You can verify the status of your worker nodes using the following
docker stack ps trtllm-multinode
If everything is healthy, you should see a similar output to the following:
nvidia@spark-1b3b:~$ docker stack ps trtllm-multinode
ID NAME IMAGE NODE DESIRED STATE CURRENT STATE ERROR PORTS
oe9k5o6w41le trtllm-multinode_trtllm.1 nvcr.io/nvidia/tensorrt-llm/release:1.0.0rc3 spark-1d84 Running Running 2 minutes ago
phszqzk97p83 trtllm-multinode_trtllm.2 nvcr.io/nvidia/tensorrt-llm/release:1.0.0rc3 spark-1b3b Running Running 2 minutes ago
NOTE
If your "Current state" is not "Running", see troubleshooting section for more information.
Create hosts file
You can check the available nodes using docker node ls
nvidia@spark-1b3b:~$ docker node ls
ID HOSTNAME STATUS AVAILABILITY MANAGER STATUS ENGINE VERSION
hza2b7yisatqiezo33zx4in4i * spark-1b3b Ready Active Leader 28.3.3
m1k22g3ktgnx36qz4jg5fzhr4 spark-1d84 Ready Active 28.3.3
Generate a file containing all Docker Swarm node addresses for MPI operations, and then copy it over to your container:
docker node ls --format '{{.ID}}' | xargs -n1 docker node inspect --format '{{ .Status.Addr }}' > ~/openmpi-hostfile
docker cp ~/openmpi-hostfile $(docker ps -q -f name=trtllm-multinode):/etc/openmpi-hostfile
Find your Docker container ID
You can use docker ps to find your Docker container ID. Alternatively, you can save the container ID in a variable:
export TRTLLM_MN_CONTAINER=$(docker ps -q -f name=trtllm-multinode)
Generate configuration file
docker exec $TRTLLM_MN_CONTAINER bash -c 'cat <<EOF > /tmp/extra-llm-api-config.yml
print_iter_log: false
kv_cache_config:
dtype: "auto"
free_gpu_memory_fraction: 0.9
cuda_graph_config:
enable_padding: true
EOF'
Download model
We can download a model using the following command.
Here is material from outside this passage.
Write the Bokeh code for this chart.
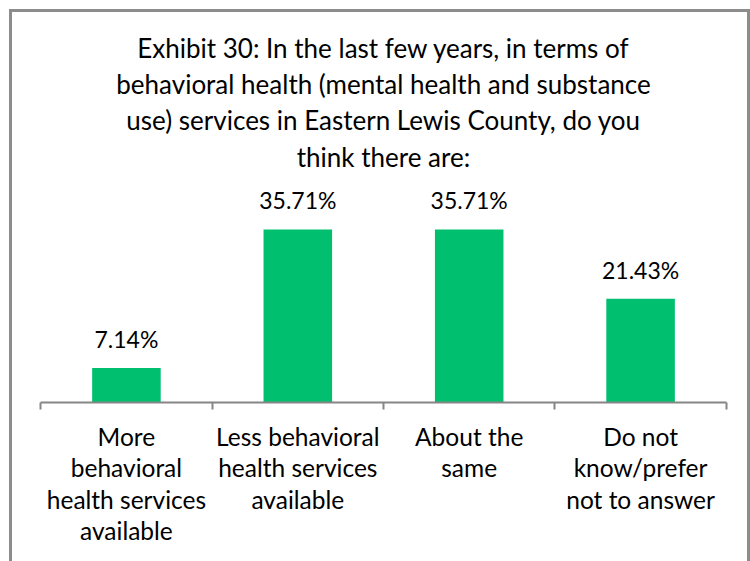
from bokeh.plotting import figure
from bokeh.models import Range1d, LinearAxis, FixedTicker, ColumnDataSource
from bokeh.core.properties import value
from bokeh.embed import file_html
from bokeh.resources import INLINE

# ---- data ----
title_lines = [
    "Exhibit 30: In the last few years, in terms of",
    "behavioral health (mental health and substance",
    "use) services in Eastern Lewis County, do you",
    "think there are:",
]
categories = [
    "More\nbehavioral\nhealth services\navailable",
    "Less behavioral\nhealth services\navailable",
    "About the\nsame",
    "Do not\nknow/prefer\nnot to answer",
]
values = [7.14, 35.71, 35.71, 21.43]
value_labels = [f"{v:.2f}%" for v in values]

# ---- layout ----
W, H = 741, 552
CW = 735              # canvas width (inside the 3px side borders)
FRAME_H = 552         # frame height
STEP = 170.0          # px per category
PXU = 4.845           # px per percentage point
AXIS_PX = 390         # canvas y of the baseline
n = len(categories)
positions = list(range(n))
boundaries = [i - 0.5 for i in range(n + 1)]

src = ColumnDataSource(dict(x=positions, top=values, lab=value_labels,
                            cat=categories, base=[0] * n))
title_src = ColumnDataSource(dict(x=[(n - 1) / 2], text=["\n".join(title_lines)]))

y_end = AXIS_PX / PXU
y_start = -(FRAME_H - AXIS_PX) / PXU

p = figure(width=W, height=H, output_backend="svg", toolbar_location=None,
           x_range=Range1d(-0.5 - 28 / STEP, n - 0.5 + (CW - 28 - n * STEP) / STEP),
           y_range=Range1d(y_start, y_end),
           x_axis_type=None, y_axis_type=None,
           min_border_left=0, min_border_right=0,
           min_border_top=0, min_border_bottom=0)
p.outline_line_color = None
p.background_fill_color = "white"
p.border_fill_color = "white"
p.styles = {"border-left": "3px solid #8c8c8c", "border-top": "3px solid #8c8c8c",
            "border-right": "3px solid #8c8c8c", "margin-left": "9px",
            "position": "relative", "top": "9px", "margin-bottom": "-9px"}

ax = LinearAxis(fixed_location=0, ticker=FixedTicker(ticks=boundaries),
                bounds=(boundaries[0], boundaries[-1]),
                major_tick_out=7, major_tick_in=0,
                minor_tick_out=0, minor_tick_in=0,
                axis_line_color="#868686", axis_line_width=2,
                major_tick_line_color="#868686", major_tick_line_width=2,
                major_label_overrides={b: "" for b in boundaries},
                major_label_text_font_size="0px", major_label_standoff=0)
p.add_layout(ax, "below")

# title (centered lines)
p.text(x="x", y=y_end, text="text", source=title_src, text_align="center",
       text_baseline="top", y_offset=19, text_line_height=1.14,
       text_font=value("Lato"), text_font_size="26px", text_color="#000000")

p.vbar(x="x", top="top", bottom=0, width=0.4, source=src,
       fill_color="#00bf6f", line_color=None)

p.text(x="x", y="top", text="lab", source=src, text_align="center",
       text_baseline="middle", y_offset=-29, text_font=value("Lato"),
       text_font_size="23px", text_color="#000000")

p.text(x="x", y="base", text="cat", source=src, text_align="center",
       text_baseline="top", y_offset=19, text_line_height=1.09,
       text_font=value("Lato"), text_font_size="24.5px", text_color="#000000")

open("out.html", "w").write(file_html(p, INLINE))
You can replace nvidia/Qwen3-235B-A22B-FP4 with the model of your choice.
# Need to specify huggingface token for model download.
export HF_TOKEN=<your-huggingface-token>
docker exec \
-e MODEL="nvidia/Qwen3-235B-A22B-FP4" \
-e HF_TOKEN=$HF_TOKEN \
-it $TRTLLM_MN_CONTAINER bash -c 'mpirun -x HF_TOKEN bash -c "huggingface-cli download $MODEL"'
Serve the model
docker exec \
-e MODEL="nvidia/Qwen3-235B-A22B-FP4" \
-e HF_TOKEN=$HF_TOKEN \
-it $TRTLLM_MN_CONTAINER bash -c '
mpirun -x HF_TOKEN trtllm-llmapi-launch trtllm-serve $MODEL \
--tp_size 2 \
--backend pytorch \
--max_num_tokens 32768 \
--max_batch_size 4 \
--extra_llm_api_options /tmp/extra-llm-api-config.yml \
--port 8355'
This will start the TensorRT-LLM server on port 8355. You can then make inference requests to http://localhost:8355 using the OpenAI-compatible API format.
NOTE
You might see a warning such as UCX WARN network device 'enp1s0f0np0' is not available, please use one or more of. You can ignore this warning if your inference is successful, as it's related to only one of your two CX-7 ports being used, and the other being left unused.
Expected output: Server startup logs and ready message.
Validate API server
Once the server is running, you can test it with a CURL request. Please ensure the CURL request is run on the primary node where you previously ran Step 11.
curl -s http://localhost:8355/v1/chat/completions \
-H "Content-Type: application/json" \
-d '{
"model": "nvidia/Qwen3-235B-A22B-FP4",
"messages": [{"role": "user", "content": "Paris is great because"}],
"max_tokens": 64
}'
Expected output: JSON response with generated text completion.
Cleanup and rollback
Stop and remove containers by using the following command on the leader node:
docker stack rm trtllm-multinode
WARNING
This removes all inference data and performance reports. Copy /opt/*perf-report.json files before cleanup if needed.
Remove downloaded models to free disk space:
rm -rf $HOME/.cache/huggingface/hub/models--nvidia--Qwen3*
Next steps
You can now deploy other models on your DGX Spark cluster.